DL: I was stoked because I’ve listened to Richard’s stuff. Particularly the folkier side of what you’ve done Richard. We ended up with this wonderfully brittle and spindly kind of sound between the pipes and the guitar, which was really beautiful. It was lovely to play like that, and it was very freeing for me. This time leading up to when we played together, Richard, I was making very atonal and experimental sounds on the one hand, and on the other side, I was continuing my exploration of traditional music. And when we met, the two strands finally joined again. History Of Sleep is right where my heart is, freely wandering like that.
RY: The fact that we did it in a room together, onto tape, very quickly – there was no time to actually deliberate. The choice of studio was probably a good one because it’s not overly comfortable. It’s a very intimate environment, quite scuzzy in a very good way. I’m not a big fan of studios.
JLA: So tell me the story of where Dorrington came from, as it’s one of the oldest pieces of bagpipe music isn’t it?
DL: A manuscript was rediscovered by a piper from the north of England, Matt Seattle, he’s very heavily involved in the Lowland & Border Pipers Society.
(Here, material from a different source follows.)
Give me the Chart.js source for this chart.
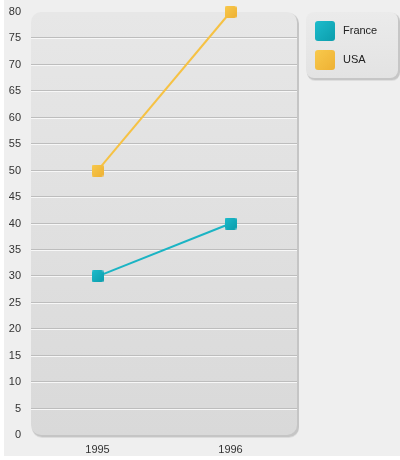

And he lives in Hawick in the borders. He recognised that this old manuscript was a collection of Northumbrian pipe music, the repertoire of the old border pipe, which essentially had been lost. Of the pipers who were playing it we know about Willie Allen and his son Jamie, who were travellers that would move across and around the border. They were they were well known for various things. piping was one but they were also dog breeders – there’s a breed called the Dandie Dinmont Terrier, which they brought forward. Willie is supposed to have played Dorrington on his deathbed.
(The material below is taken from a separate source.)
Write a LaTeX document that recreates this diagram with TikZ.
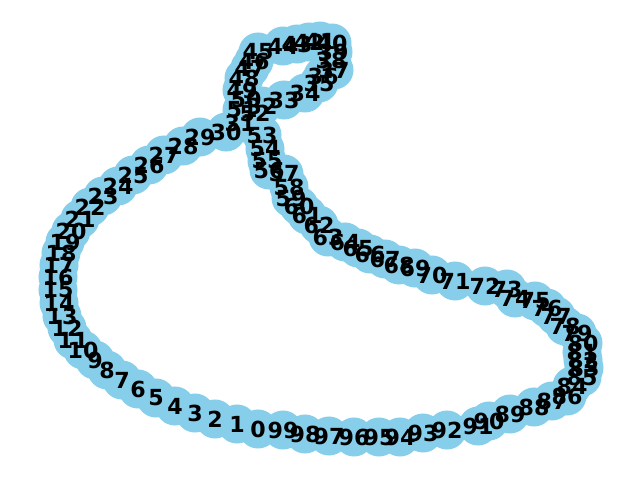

RY: Dorrington appeals to my fondness for stretching out in form. I’m drawn to things that don’t necessarily outstay their welcome, but you know, just really push it. How long can it be there? I think at the time, you said, Donald, that it was the ‘main event’.
JLA: What really spoke to me about History Of Sleep from the first moment I heard it, was that it really draws out that character of bagpipes that can be very much like a landscape – the way they can be played, and played with so that the listener pulls back their perspective of the music, and can see a whole vista – playing that has a panoramic feeling.
DL: It’s totally freestyle and improvisational, and very tonal, but mostly, there’s just this space. It’s a ‘big music’ space, if you like.
JLA: Maybe I could qualify everything I love as ‘Big music’ in one way or another.
DL: Big in bagpipes is long form and slow. Small is short notes and tight and energised and quite physical, you know. So that’s the distinction for me. It’s more in your mind whereas the wee tunes are more about physical movement and so on. It’s not an elevation thing. It’s to do with the fact that it’s long form. I go into a different state of mind when I’m listening – a kind of big music place of mind.
***
We nod and agree into our respective cameras, having found a natural end to the conversation, as the trade winds rustle and a dog barks behind Donald. Someone comes to ask Richard where their family dog Biscuit has got to. From over hills and across oceans, we wave goodbye.